_To do_
Reproduce exactly the lines from the one containing "Convert this chart to Altair code." through the one containing "70.5, 70.6, 70.7, 70.8, 70.9, 71.0, 71.1]", both included, and nothing else.

○ ○ ○ ○ ○ ○ ○

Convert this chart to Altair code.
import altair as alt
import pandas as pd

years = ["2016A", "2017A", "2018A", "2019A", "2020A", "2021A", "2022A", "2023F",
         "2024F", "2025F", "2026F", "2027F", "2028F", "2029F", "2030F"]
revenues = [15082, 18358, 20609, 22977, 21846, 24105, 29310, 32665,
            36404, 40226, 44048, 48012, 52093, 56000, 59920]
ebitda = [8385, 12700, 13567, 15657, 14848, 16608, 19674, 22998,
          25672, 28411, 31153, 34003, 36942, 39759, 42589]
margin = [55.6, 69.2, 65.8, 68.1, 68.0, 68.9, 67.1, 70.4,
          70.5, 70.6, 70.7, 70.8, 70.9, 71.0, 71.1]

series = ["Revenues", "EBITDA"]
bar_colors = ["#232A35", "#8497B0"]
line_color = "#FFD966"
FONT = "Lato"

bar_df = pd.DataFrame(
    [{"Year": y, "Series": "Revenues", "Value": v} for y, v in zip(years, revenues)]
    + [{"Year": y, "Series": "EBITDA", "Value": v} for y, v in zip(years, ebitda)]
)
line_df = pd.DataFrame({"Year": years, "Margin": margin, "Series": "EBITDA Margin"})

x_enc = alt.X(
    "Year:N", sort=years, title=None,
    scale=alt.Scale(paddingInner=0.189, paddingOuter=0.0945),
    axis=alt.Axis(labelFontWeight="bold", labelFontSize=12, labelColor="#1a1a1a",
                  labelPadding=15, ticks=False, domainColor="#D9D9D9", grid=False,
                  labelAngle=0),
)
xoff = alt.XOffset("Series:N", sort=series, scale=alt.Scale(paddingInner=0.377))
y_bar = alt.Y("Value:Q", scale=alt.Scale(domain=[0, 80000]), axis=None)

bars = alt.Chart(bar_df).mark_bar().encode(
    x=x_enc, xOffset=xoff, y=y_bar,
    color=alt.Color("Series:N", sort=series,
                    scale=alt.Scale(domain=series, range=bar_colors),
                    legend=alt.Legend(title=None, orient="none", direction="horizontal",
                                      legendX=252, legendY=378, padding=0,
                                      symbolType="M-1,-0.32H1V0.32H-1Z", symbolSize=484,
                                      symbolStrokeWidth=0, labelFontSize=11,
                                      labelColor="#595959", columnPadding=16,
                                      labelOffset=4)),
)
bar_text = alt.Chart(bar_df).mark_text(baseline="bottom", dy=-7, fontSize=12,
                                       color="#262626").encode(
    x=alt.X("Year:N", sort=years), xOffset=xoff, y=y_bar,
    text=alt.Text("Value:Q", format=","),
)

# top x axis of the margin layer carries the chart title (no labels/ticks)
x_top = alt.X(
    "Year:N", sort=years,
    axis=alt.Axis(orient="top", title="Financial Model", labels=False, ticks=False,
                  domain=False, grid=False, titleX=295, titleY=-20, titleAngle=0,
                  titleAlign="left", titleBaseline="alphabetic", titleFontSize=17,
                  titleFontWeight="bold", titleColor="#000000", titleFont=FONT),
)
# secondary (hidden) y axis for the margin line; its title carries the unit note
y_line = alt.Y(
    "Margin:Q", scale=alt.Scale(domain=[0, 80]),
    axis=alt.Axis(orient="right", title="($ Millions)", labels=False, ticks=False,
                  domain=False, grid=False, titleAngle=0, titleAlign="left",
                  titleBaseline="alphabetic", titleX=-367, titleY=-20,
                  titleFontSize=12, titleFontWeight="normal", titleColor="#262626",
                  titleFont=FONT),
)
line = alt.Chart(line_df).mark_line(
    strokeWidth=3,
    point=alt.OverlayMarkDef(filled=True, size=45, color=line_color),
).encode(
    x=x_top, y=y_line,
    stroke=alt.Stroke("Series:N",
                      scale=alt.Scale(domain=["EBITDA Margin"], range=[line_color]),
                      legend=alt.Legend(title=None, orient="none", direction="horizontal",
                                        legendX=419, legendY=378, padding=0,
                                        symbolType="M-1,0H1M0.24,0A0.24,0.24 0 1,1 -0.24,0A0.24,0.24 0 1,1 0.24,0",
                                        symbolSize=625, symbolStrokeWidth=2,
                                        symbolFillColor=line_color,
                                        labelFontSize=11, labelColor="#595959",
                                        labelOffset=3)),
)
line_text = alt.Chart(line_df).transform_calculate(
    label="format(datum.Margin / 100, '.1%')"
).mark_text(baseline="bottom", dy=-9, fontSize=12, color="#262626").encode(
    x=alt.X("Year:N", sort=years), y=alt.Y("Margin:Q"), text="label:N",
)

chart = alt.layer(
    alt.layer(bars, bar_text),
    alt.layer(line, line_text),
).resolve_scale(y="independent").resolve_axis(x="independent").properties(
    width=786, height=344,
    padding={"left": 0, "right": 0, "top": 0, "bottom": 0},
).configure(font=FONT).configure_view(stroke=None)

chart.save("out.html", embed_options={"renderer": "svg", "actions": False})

○ ○ ○ ○ ○ ○ ○

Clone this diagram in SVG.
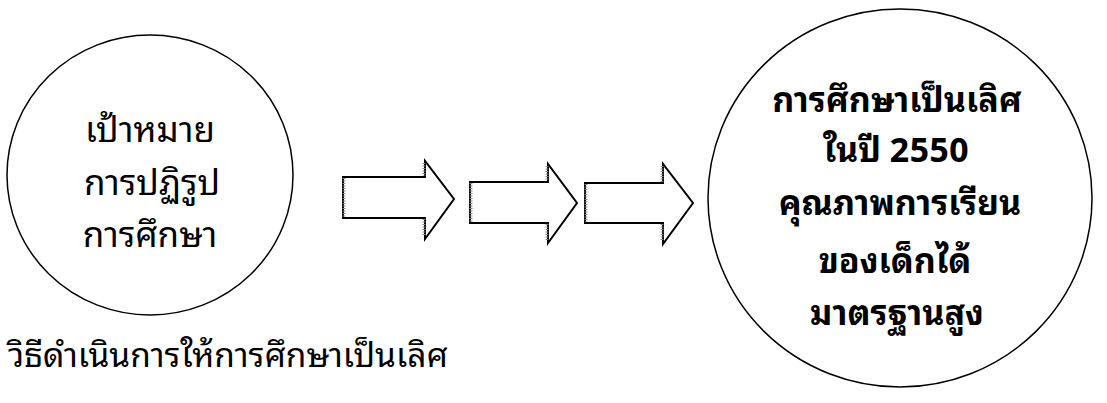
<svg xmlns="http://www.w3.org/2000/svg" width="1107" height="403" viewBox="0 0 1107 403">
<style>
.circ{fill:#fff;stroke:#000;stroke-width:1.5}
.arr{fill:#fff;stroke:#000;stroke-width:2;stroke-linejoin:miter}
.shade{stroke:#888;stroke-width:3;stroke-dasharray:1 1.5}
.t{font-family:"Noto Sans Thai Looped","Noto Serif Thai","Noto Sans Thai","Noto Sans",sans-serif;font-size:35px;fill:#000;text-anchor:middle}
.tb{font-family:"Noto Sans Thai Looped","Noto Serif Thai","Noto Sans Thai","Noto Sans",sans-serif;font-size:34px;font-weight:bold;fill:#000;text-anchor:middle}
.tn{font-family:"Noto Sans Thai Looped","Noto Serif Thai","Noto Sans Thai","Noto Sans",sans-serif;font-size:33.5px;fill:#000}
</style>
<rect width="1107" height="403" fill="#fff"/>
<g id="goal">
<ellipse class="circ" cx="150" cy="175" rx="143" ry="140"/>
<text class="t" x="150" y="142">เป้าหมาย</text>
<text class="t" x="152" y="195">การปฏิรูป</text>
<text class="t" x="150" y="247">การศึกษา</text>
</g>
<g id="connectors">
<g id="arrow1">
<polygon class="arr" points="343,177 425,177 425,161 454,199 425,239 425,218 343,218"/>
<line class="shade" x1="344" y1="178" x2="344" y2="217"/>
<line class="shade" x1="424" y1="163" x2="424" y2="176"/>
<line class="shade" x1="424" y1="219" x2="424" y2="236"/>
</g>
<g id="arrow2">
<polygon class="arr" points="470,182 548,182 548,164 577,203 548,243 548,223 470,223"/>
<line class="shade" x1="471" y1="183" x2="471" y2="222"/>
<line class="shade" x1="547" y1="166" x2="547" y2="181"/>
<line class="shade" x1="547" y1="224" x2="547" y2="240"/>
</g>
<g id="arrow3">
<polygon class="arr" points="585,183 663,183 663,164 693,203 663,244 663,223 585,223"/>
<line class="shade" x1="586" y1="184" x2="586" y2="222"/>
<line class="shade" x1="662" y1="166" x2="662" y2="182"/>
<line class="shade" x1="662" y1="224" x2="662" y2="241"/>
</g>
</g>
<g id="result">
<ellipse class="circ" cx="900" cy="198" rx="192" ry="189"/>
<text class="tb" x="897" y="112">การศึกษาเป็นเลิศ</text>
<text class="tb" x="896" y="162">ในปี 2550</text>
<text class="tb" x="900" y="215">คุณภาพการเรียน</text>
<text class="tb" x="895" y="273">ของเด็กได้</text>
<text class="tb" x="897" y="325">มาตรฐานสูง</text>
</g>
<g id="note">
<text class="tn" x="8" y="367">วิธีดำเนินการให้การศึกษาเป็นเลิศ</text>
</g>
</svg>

○ ○ ○ ○ ○ ○ ○

_Result of this task_
Convert this chart to Altair code.
import altair as alt
import pandas as pd

years = ["2016A", "2017A", "2018A", "2019A", "2020A", "2021A", "2022A", "2023F",
         "2024F", "2025F", "2026F", "2027F", "2028F", "2029F", "2030F"]
revenues = [15082, 18358, 20609, 22977, 21846, 24105, 29310, 32665,
            36404, 40226, 44048, 48012, 52093, 56000, 59920]
ebitda = [8385, 12700, 13567, 15657, 14848, 16608, 19674, 22998,
          25672, 28411, 31153, 34003, 36942, 39759, 42589]
margin = [55.6, 69.2, 65.8, 68.1, 68.0, 68.9, 67.1, 70.4,
          70.5, 70.6, 70.7, 70.8, 70.9, 71.0, 71.1]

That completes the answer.